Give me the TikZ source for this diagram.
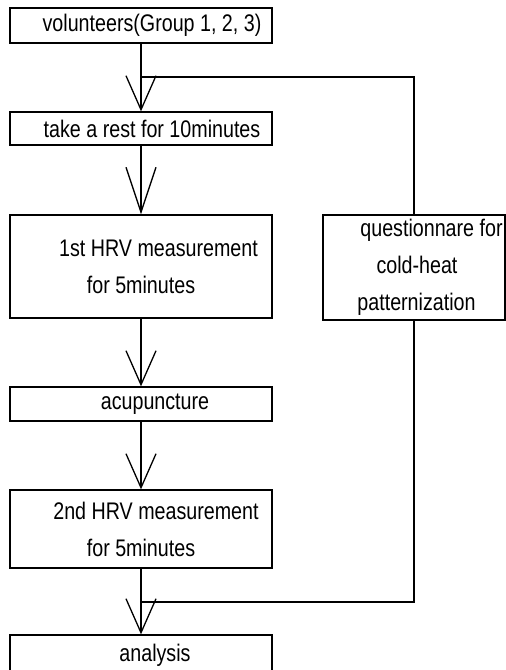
\documentclass[tikz,border=0pt]{standalone}
\usepackage{fontspec}
\setmainfont{Liberation Sans}[FakeStretch=0.82]
\usepackage{tikz}
\usetikzlibrary{arrows.meta,positioning}
\tikzset{box/.style={rectangle,draw,minimum width=262pt,inner sep=0pt,align=center,font=\fontsize{24}{37}\selectfont}}

\begin{document}
\begin{tikzpicture}[x=1pt,y=-1pt,line width=1.3pt,>={Straight Barb[length=34pt,width=30pt]}]
        \useasboundingbox (0,0) rectangle (506,670);
        \clip (0,0) rectangle (506,670);

		\node[box,minimum height=35pt] (vol) at (141,25.5) {\hspace*{22pt}volunteers(Group 1,\ 2,\ 3)};
        \node[box,minimum height=33pt] (rest) at (141,128.5) {\hspace*{22pt}take a rest for 10minutes};
        \node[box,minimum height=103pt] (hrv1) at (141,266.5) {\hspace*{35pt}1st HRV measurement\\for 5minutes};
        \node[box,minimum height=34pt] (acu) at (141,404) {\hspace*{28pt}acupuncture};
        \node[box,minimum height=78pt] (hrv2) at (141,529) {\hspace*{30pt}2nd HRV measurement\\for 5minutes};
        \node[box,minimum height=40pt] (ana) at (141,655) {\hspace*{28pt}analysis};
        \node[box,minimum width=182pt,minimum height=105pt] (quest) at (414,267.5) {\hspace*{35pt}questionnare for\\\hspace*{6pt}cold-heat\\\hspace*{5pt}patternization};

        \coordinate (split) at (141,77);
        \coordinate (merge) at (141,602);

        \draw [->] (vol) -- (rest);
		\draw [-{Straight Barb[length=45pt,width=30pt]}] (rest) -- (hrv1);
		\draw [->] (hrv1) -- (acu);
		\draw [->] (acu) -- (hrv2);
		\draw [->] (hrv2) -- (ana);
        \draw (split) -| (quest.north);
        \draw (quest.south) |- (merge);
    \end{tikzpicture}
\end{document}
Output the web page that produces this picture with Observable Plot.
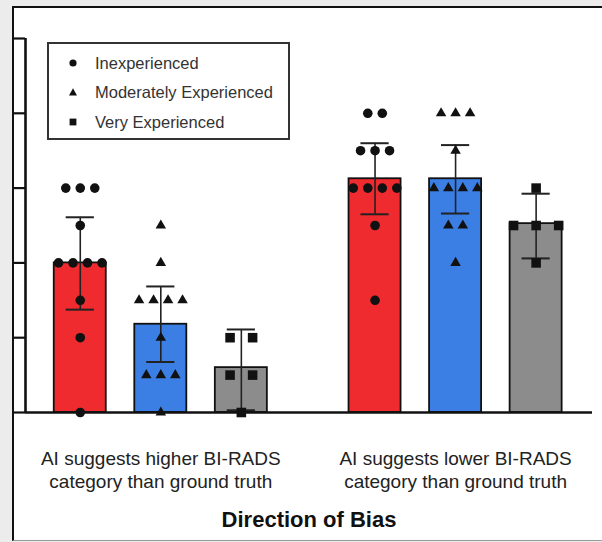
<!DOCTYPE html>
<html>
<head>
<meta charset="utf-8">
<script src="https://cdn.jsdelivr.net/npm/d3@7"></script>
<script src="https://cdn.jsdelivr.net/npm/@observablehq/plot@0.6"></script>
<style>
  html, body { margin: 0; padding: 0; }
  body { width: 602px; height: 542px; background: #ececec; position: relative; overflow: hidden;
         font-family: "Liberation Sans", Arial, sans-serif; }
  #panel { position: absolute; left: 12px; top: 6px; width: 590px; height: 535px; box-sizing: border-box;
           background: #fff; border-left: 2px solid #111; border-top: 2px solid #111; border-bottom: 1px solid #999; }
  #chart { position: absolute; left: 0; top: 0; }
  #legend { position: absolute; left: 47px; top: 42px; width: 243px; height: 98px; box-sizing: border-box;
            border: 2px solid #333; background: #fff; }
  .row { position: absolute; left: 0; height: 20px; display: flex; align-items: center; }
  .row svg { position: absolute; left: 19px; }
  .row span { position: absolute; left: 46px; white-space: nowrap; font-size: 16.5px; color: #333; }
</style>
</head>
<body>
<div id="panel"></div>
<div id="chart"></div>
<div id="legend"></div>
<script>
// ---- data ----
const groups = ["AI suggests higher BI-RADS\ncategory than ground truth",
                "AI suggests lower BI-RADS\ncategory than ground truth"];
const levels = ["Inexperienced", "Moderately Experienced", "Very Experienced"];
const axisTitle = "Direction of Bias";
const yTicks = [0, 2, 4, 6, 8, 10];

// individual observations (value per reader)
const inexpHigher = [0, 2, 3, 4, 4, 4, 4, 5, 6, 6, 6];
const modHigher   = [0, 1, 1, 1, 2, 3, 3, 3, 3, 4, 5];
const veryHigher  = [0, 1, 1, 2, 2];
const inexpLower  = [3, 5, 6, 6, 6, 6, 7, 7, 7, 8, 8];
const modLower    = [4, 5, 5, 6, 6, 6, 6, 7, 8, 8, 8];
const veryLower   = [4, 5, 5, 5, 6];

// bar heights (means) and error bar ends (95% CI)
const meansHigher = [4.0, 2.36, 1.2];
const ciLowHigher = [2.75, 1.35, 0.06];
const ciHighHigher = [5.22, 3.37, 2.22];
const meansLower = [6.25, 6.25, 5.05];
const ciLowLower = [5.3, 5.32, 4.12];
const ciHighLower = [7.2, 7.15, 5.85];

// ---- styling / layout ----
const colors = ["#ef2b2f", "#3b7fe4", "#8c8c8c"];
const symbols = ["circle", "triangle", "square"];
const symbolR = [4.8, 3.9, 5.4];
const groupShift = 3.66;          // slot offset of the second group
const halfBar = 0.323;            // half bar width (slot units)
const capHalf = 0.175;            // half cap width
const xDomain = [-0.68, 6.36];
const jitter = [0.18, 0.18, 0.28]; // horizontal spacing of points per level

const series = [
  [inexpHigher, modHigher, veryHigher],
  [inexpLower, modLower, veryLower]
];
const means = [meansHigher, meansLower];
const lows = [ciLowHigher, ciLowLower];
const highs = [ciHighHigher, ciHighLower];

const bars = [];
const points = [];
groups.forEach((g, gi) => {
  levels.forEach((lv, li) => {
    const pos = gi * groupShift + li;
    bars.push({group: g, level: lv, pos, mean: means[gi][li], lo: lows[gi][li], hi: highs[gi][li]});
    const vals = series[gi][li];
    const counts = d3.rollup(vals, v => v.length, v => v);
    const seen = new Map();
    vals.forEach(v => {
      const n = counts.get(v);
      const i = seen.get(v) || 0;
      seen.set(v, i + 1);
      points.push({level: lv, value: v, size: symbolR[li], px: pos + (i - (n - 1) / 2) * jitter[li]});
    });
  });
});
const groupLabels = groups.map((g, gi) => ({label: g, center: gi * groupShift + 1}));

const chart = Plot.plot({
  width: 602,
  height: 542,
  marginLeft: 25,
  marginRight: 10,
  marginTop: 38,
  marginBottom: 130,
  style: {background: "transparent", fontFamily: "'Liberation Sans', Arial, sans-serif", overflow: "visible"},
  x: {domain: xDomain, axis: null},
  y: {domain: [0, 10], axis: null},
  r: {type: "identity"},
  color: {domain: levels, range: colors},
  symbol: {domain: levels, range: symbols},
  marks: [
    Plot.axisY({ticks: yTicks, tickSize: 11, tickFormat: () => "", stroke: "#111", strokeWidth: 2.2, label: null}),
    Plot.rectY(bars, {x1: d => d.pos - halfBar, x2: d => d.pos + halfBar, y1: 0, y2: "mean",
                      fill: "level", stroke: "#111", strokeWidth: 1.8}),
    Plot.ruleX(bars, {x: "pos", y1: "lo", y2: "hi", stroke: "#222", strokeWidth: 1.6}),
    Plot.ruleY(bars, {y: "hi", x1: d => d.pos - capHalf, x2: d => d.pos + capHalf, stroke: "#222", strokeWidth: 2}),
    Plot.ruleY(bars, {y: "lo", x1: d => d.pos - capHalf, x2: d => d.pos + capHalf, stroke: "#222", strokeWidth: 2}),
    Plot.ruleY([0], {stroke: "#111", strokeWidth: 2.6}),
    Plot.ruleX([xDomain[0]], {y1: 0, y2: 10, stroke: "#111", strokeWidth: 2.6}),
    Plot.dot(points, {x: "px", y: "value", symbol: "level", fill: "#111", r: "size"}),
    Plot.text(groupLabels, {x: "center", text: "label", frameAnchor: "bottom", dy: 75,
                            fontSize: 19, lineHeight: 1.2, fill: "#222"}),
    Plot.text([axisTitle], {frameAnchor: "bottom", dy: 114, fontSize: 22, fontWeight: "bold", fill: "#111"})
  ]
});
document.getElementById("chart").appendChild(chart);

// legend
const legend = document.getElementById("legend");
const shapes = {
  circle: '<circle cx="5" cy="5" r="3.6" fill="#111"/>',
  triangle: '<path d="M5 1.2 L9 8.4 L1 8.4 Z" fill="#111"/>',
  square: '<rect x="1.6" y="1.6" width="6.8" height="6.8" fill="#111"/>'
};
const rowTops = [9, 38, 68];
levels.forEach((lv, i) => {
  const row = document.createElement("div");
  row.className = "row";
  row.style.top = rowTops[i] + "px";
  row.innerHTML = `<svg width="10" height="10" viewBox="0 0 10 10">${shapes[symbols[i]]}</svg><span>${lv}</span>`;
  legend.appendChild(row);
});
</script>
</body>
</html>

========

What is expected – Reproduce only the lines running from the one that has "Output the web" through the one that has "const yTicks = [0, 2, 4, 6, 8, 10];", ends included. Any pictures in that stretch should not be copied.

Task response –
Output the web page that produces this picture with Observable Plot.
<!DOCTYPE html>
<html>
<head>
<meta charset="utf-8">
<script src="https://cdn.jsdelivr.net/npm/d3@7"></script>
<script src="https://cdn.jsdelivr.net/npm/@observablehq/plot@0.6"></script>
<style>
  html, body { margin: 0; padding: 0; }
  body { width: 602px; height: 542px; background: #ececec; position: relative; overflow: hidden;
         font-family: "Liberation Sans", Arial, sans-serif; }
  #panel { position: absolute; left: 12px; top: 6px; width: 590px; height: 535px; box-sizing: border-box;
           background: #fff; border-left: 2px solid #111; border-top: 2px solid #111; border-bottom: 1px solid #999; }
  #chart { position: absolute; left: 0; top: 0; }
  #legend { position: absolute; left: 47px; top: 42px; width: 243px; height: 98px; box-sizing: border-box;
            border: 2px solid #333; background: #fff; }
  .row { position: absolute; left: 0; height: 20px; display: flex; align-items: center; }
  .row svg { position: absolute; left: 19px; }
  .row span { position: absolute; left: 46px; white-space: nowrap; font-size: 16.5px; color: #333; }
</style>
</head>
<body>
<div id="panel"></div>
<div id="chart"></div>
<div id="legend"></div>
<script>
// ---- data ----
const groups = ["AI suggests higher BI-RADS\ncategory than ground truth",
                "AI suggests lower BI-RADS\ncategory than ground truth"];
const levels = ["Inexperienced", "Moderately Experienced", "Very Experienced"];
const axisTitle = "Direction of Bias";
const yTicks = [0, 2, 4, 6, 8, 10];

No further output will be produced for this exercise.